▽

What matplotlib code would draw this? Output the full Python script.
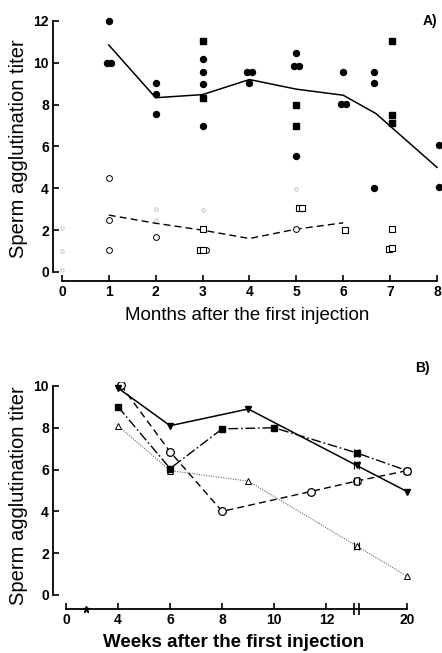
import numpy as np
import matplotlib
matplotlib.use("Agg")
import matplotlib.pyplot as plt

plt.rcParams['font.family'] = ['Liberation Sans', 'DejaVu Sans']

# ---- panel A: months ----
months_ticks = [0, 1, 2, 3, 4, 5, 6, 7, 8]
titer_ticks_a = [0, 2, 4, 6, 8, 10, 12]

fc_x = [1, 0.97, 1.04, 2, 2, 2, 3, 3, 3, 3, 3.95, 4.05, 4, 5, 4.95, 5.05, 5,
        6, 5.95, 6.05, 6.65, 6.65, 6.65, 8.04, 8.04]
fc_y = [12, 10, 10, 9.05, 8.5, 7.57, 10.2, 9.55, 9.0, 7.0, 9.55, 9.55, 9.05,
        10.45, 9.85, 9.85, 5.55, 9.55, 8.05, 8.05, 9.55, 9.05, 4.0, 6.05, 4.05]
fs_x = [3, 3, 5, 5, 7.03, 7.05, 7.05]
fs_y = [11.05, 8.3, 8.0, 7.0, 11.05, 7.5, 7.1]

oc_x = [1, 1, 1, 2, 3.07, 5]
oc_y = [4.5, 2.5, 1.05, 1.67, 1.05, 2.05]
os_x = [3, 2.95, 3.0, 5.05, 5.12, 6.03, 7.03, 6.97, 7.05]
os_y = [2.05, 1.05, 1.05, 3.05, 3.05, 2.0, 2.05, 1.1, 1.15]
faint_x = [0, 0, 0, 2, 2, 3, 5]
faint_y = [2.1, 1.0, 0.1, 3.0, 2.5, 2.95, 3.95]

mean_hi_x = [1, 2, 3, 4, 5, 6, 6.7, 8]
mean_hi_y = [10.85, 8.33, 8.48, 9.2, 8.74, 8.45, 7.57, 5.0]
mean_lo_x = [1, 2, 3, 4, 5, 6]
mean_lo_y = [2.72, 2.33, 2.0, 1.6, 2.05, 2.35]

# ---- panel B: weeks ----
week_ticks = [0, 4, 6, 8, 10, 12, 20]
titer_ticks_b = [0, 2, 4, 6, 8, 10]
break_week = 15
star_week = 1.5

s1_w = [4, 6, 9, 15, 20]
s1_y = [9.9, 8.1, 8.9, 6.2, 4.95]
s2_w = [4.1, 6, 8, 11.4, 15, 20]
s2_y = [10.05, 6.85, 4.0, 4.95, 5.45, 5.95]
s3_w = [4, 6, 8, 10, 15, 20]
s3_y = [9.0, 6.05, 7.95, 8.0, 6.8, 5.95]
s4_w = [4, 6, 9, 15, 20]
s4_y = [8.1, 5.95, 5.45, 2.35, 0.9]


def pos(w):
    # broken axis: 0-4 compressed, 12-20 compressed
    return np.interp(w, [0, 4, 12, 20], [0, 2, 10, 13.1])


fig = plt.figure(figsize=(4.42, 6.53), dpi=100)

tick_font = dict(fontsize=10, fontweight='bold')

# ---------- A ----------
ax = fig.add_axes([0.1199, 0.5697, 0.8794, 0.4046])
ax.set_xlim(-0.19, 8.1)
ax.set_ylim(-0.43, 12.2)
for s in ['top', 'right']:
    ax.spines[s].set_visible(False)
ax.spines['left'].set_bounds(0, 12)
ax.spines['bottom'].set_bounds(0, 8)
ax.spines['left'].set_linewidth(1.3)
ax.spines['bottom'].set_linewidth(1.3)
ax.set_xticks(months_ticks)
ax.set_yticks(titer_ticks_a)
ax.set_xticklabels([str(m) for m in months_ticks], **tick_font)
ax.set_yticklabels([str(t) for t in titer_ticks_a], **tick_font)
ax.tick_params(direction='in', length=4, width=1.2, pad=3)

ax.plot(mean_hi_x, mean_hi_y, color='black', lw=1.1)
ax.plot(mean_lo_x, mean_lo_y, color='black', lw=1.0, dashes=(5, 3))
ax.plot(fc_x, fc_y, 'o', color='black', ms=4.3, clip_on=False)
ax.plot(fs_x, fs_y, 's', color='black', ms=3.8, clip_on=False)
ax.plot(oc_x, oc_y, 'o', mfc='white', mec='black', mew=0.7, ms=4.2)
ax.plot(os_x, os_y, 's', mfc='white', mec='black', mew=0.8, ms=3.8)
ax.plot(faint_x, faint_y, 'o', mfc='none', mec='#bbbbbb', mew=0.6, ms=2.5,
        clip_on=False)

ax.set_ylabel('Sperm agglutination titer', fontsize=14.5, labelpad=4)
ax.set_xlabel('Months after the first injection', fontsize=13.5, labelpad=6)
ax.text(0.97, 0.985, 'A)', transform=ax.transAxes, fontsize=10,
        fontweight='bold', ha='center', va='center')

# ---------- B ----------
bx = fig.add_axes([0.1199, 0.0674, 0.8186, 0.3479])
bx.set_xlim(-0.5, 13.4)
bx.set_ylim(-0.67, 10.2)
for s in ['top', 'right']:
    bx.spines[s].set_visible(False)
bx.spines['left'].set_bounds(0, 10)
bx.spines['bottom'].set_bounds(0, pos(20))
bx.spines['left'].set_linewidth(1.3)
bx.spines['bottom'].set_linewidth(1.3)
bx.set_xticks(pos(week_ticks))
bx.set_yticks(titer_ticks_b)
bx.set_xticklabels([str(w) for w in week_ticks], **tick_font)
bx.set_yticklabels([str(t) for t in titer_ticks_b], **tick_font)
bx.tick_params(direction='in', length=4, width=1.2, pad=3)

bx.plot(pos(s4_w), s4_y, color='#666666', lw=0.8, ls=(0, (1, 1.2)),
        marker='^', mfc='white', mec='black', mew=0.7, ms=4.2)
bx.plot(pos(s3_w), s3_y, color='black', lw=1.0, dashes=(7, 2, 1.2, 2),
        marker='s', ms=3.8)
bx.plot(pos(s2_w), s2_y, color='black', lw=1.0, dashes=(5, 3),
        marker='o', mfc='white', mec='black', mew=0.9, ms=5.5)
bx.plot(pos(s1_w), s1_y, color='black', lw=1.1, marker='v', ms=4)

# break marks on lines and on the axis
bp = pos(break_week)
for sw, sy in [(s1_w, s1_y), (s2_w, s2_y), (s3_w, s3_y), (s4_w, s4_y)]:
    yb = sy[sw.index(break_week)]
    bx.plot([bp - 0.08, bp + 0.08], [yb, yb], ls='none', marker='|',
            color='black', ms=6, mew=0.8)
ylo = bx.get_ylim()[0]
bx.plot([bp - 0.09, bp + 0.09], [ylo, ylo], ls='none', marker='|',
        color='black', ms=8, mew=1.2, clip_on=False)
bx.plot([pos(star_week)], [ylo], ls='none', marker='*', color='black',
        ms=5, clip_on=False)

bx.set_ylabel('Sperm agglutination titer', fontsize=14.5, labelpad=4)
bx.set_xlabel('Weeks after the first injection', fontsize=13.5,
              fontweight='bold', labelpad=5)
bx.text(1.02, 1.06, 'B)', transform=bx.transAxes, fontsize=10,
        fontweight='bold', ha='center', va='center')

fig.savefig('out.png', dpi=100)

△

§ **EXERCISE REQUIREMENTS**
Extract the lines exactly, please: the first line of the listing, the line with "star_week = 1.5", and every line between them, but no pictures.

§ **SOLUTION TO THE PROBLEM**
What matplotlib code would draw this? Output the full Python script.
import numpy as np
import matplotlib
matplotlib.use("Agg")
import matplotlib.pyplot as plt

plt.rcParams['font.family'] = ['Liberation Sans', 'DejaVu Sans']

# ---- panel A: months ----
months_ticks = [0, 1, 2, 3, 4, 5, 6, 7, 8]
titer_ticks_a = [0, 2, 4, 6, 8, 10, 12]

fc_x = [1, 0.97, 1.04, 2, 2, 2, 3, 3, 3, 3, 3.95, 4.05, 4, 5, 4.95, 5.05, 5,
        6, 5.95, 6.05, 6.65, 6.65, 6.65, 8.04, 8.04]
fc_y = [12, 10, 10, 9.05, 8.5, 7.57, 10.2, 9.55, 9.0, 7.0, 9.55, 9.55, 9.05,
        10.45, 9.85, 9.85, 5.55, 9.55, 8.05, 8.05, 9.55, 9.05, 4.0, 6.05, 4.05]
fs_x = [3, 3, 5, 5, 7.03, 7.05, 7.05]
fs_y = [11.05, 8.3, 8.0, 7.0, 11.05, 7.5, 7.1]

oc_x = [1, 1, 1, 2, 3.07, 5]
oc_y = [4.5, 2.5, 1.05, 1.67, 1.05, 2.05]
os_x = [3, 2.95, 3.0, 5.05, 5.12, 6.03, 7.03, 6.97, 7.05]
os_y = [2.05, 1.05, 1.05, 3.05, 3.05, 2.0, 2.05, 1.1, 1.15]
faint_x = [0, 0, 0, 2, 2, 3, 5]
faint_y = [2.1, 1.0, 0.1, 3.0, 2.5, 2.95, 3.95]

mean_hi_x = [1, 2, 3, 4, 5, 6, 6.7, 8]
mean_hi_y = [10.85, 8.33, 8.48, 9.2, 8.74, 8.45, 7.57, 5.0]
mean_lo_x = [1, 2, 3, 4, 5, 6]
mean_lo_y = [2.72, 2.33, 2.0, 1.6, 2.05, 2.35]

# ---- panel B: weeks ----
week_ticks = [0, 4, 6, 8, 10, 12, 20]
titer_ticks_b = [0, 2, 4, 6, 8, 10]
break_week = 15
star_week = 1.5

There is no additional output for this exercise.